O grande vinho que se relaciona com a tourada é o Jerez. Já tive a oportunidade de comentar sobre isto.
Haveria outros?
A justiça pode ser simbolizada pelo vinho, já ensinou S. Tomás.
Esta virtude cardeal está no meio termo, no equilíbrio entre a punição e a misericórdia. Tanto a crueldade excessiva quanto a “moleza” são injustas.
Os bons vinhos definem um equilíbrio entre o amargor, presente no fundo da língua, e a doçura, presente na ponta da língua. Formam uma “balança da Justiça”.
Só que como a degustação é dinâmica, há um sentido lógico nela, que começa pelo amargor e termina doce. Pois, a prática da virtude começa com dificuldade e termina com alegria.
Lembro que este “doce” nada tem a ver com sentimentalismo.
Este dinamismo fortalece a ideia da Justiça, tendo em vista a natureza do vinho e a da “sentença final”. Expliquemos.
Se um vinho começa não tão amargo e termina com doçura superior ao amargor inicial pode representar uma sentença absolutória.
Se um vinho começa amargo, agressivo e não termina com doçura proporcional, pode representar uma sentença condenatória.
A tourada também pode se relacionar com a Justiça. De um lado está o toureiro, a face racional, leve, o lado “doce”, o lado absolutório. De outro lado, o touro representando a face bruta, irracional, o lado “amargo”, o lado condenatório. A balança da Justiça está formada.
Assim, como o vinho, a tourada é dinâmica. O touro, inicialmente, começa violento e agressivo e o toureiro aos poucos vai “adoçando”, controlando o “amargor” do animal.
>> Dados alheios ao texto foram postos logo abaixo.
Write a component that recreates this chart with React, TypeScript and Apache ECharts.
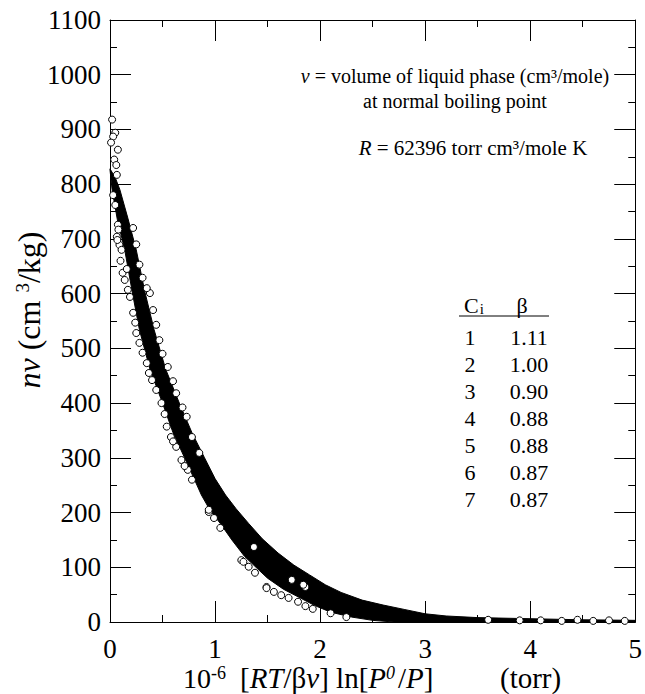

A “estocada final”, na realidade, é a vitória do lado doce, ponto final do caminho da virtude. Por isso, o toureiro recebe aplausos e homenagens, há comemoração e não tristeza e toda festa é alegre, leve.
A estocada final, na degustação, seria o momento em que o vinho é engolido, foi definitivamente “vencido”. É o momento da “sentença proferida”, após o decurso do processo judicial.
Se o touro é muito bom, ele pode ser “indultado”, foi “absolvido”. Qual vinho combinaria com isto? Poderia ser um tinto leve, um branco vigoroso como um Albariño das Rías Baixas, ou até mesmo um champagne ou uma cava.
Como não ver uma alegria esfuziante, como num champagne, neste “indulto”, com José Tomás (min 4:20):
Para representar uma tourada mais difícil com um animal bem feroz, um tinto encorpado de Rioja ou ainda um malbec argentino.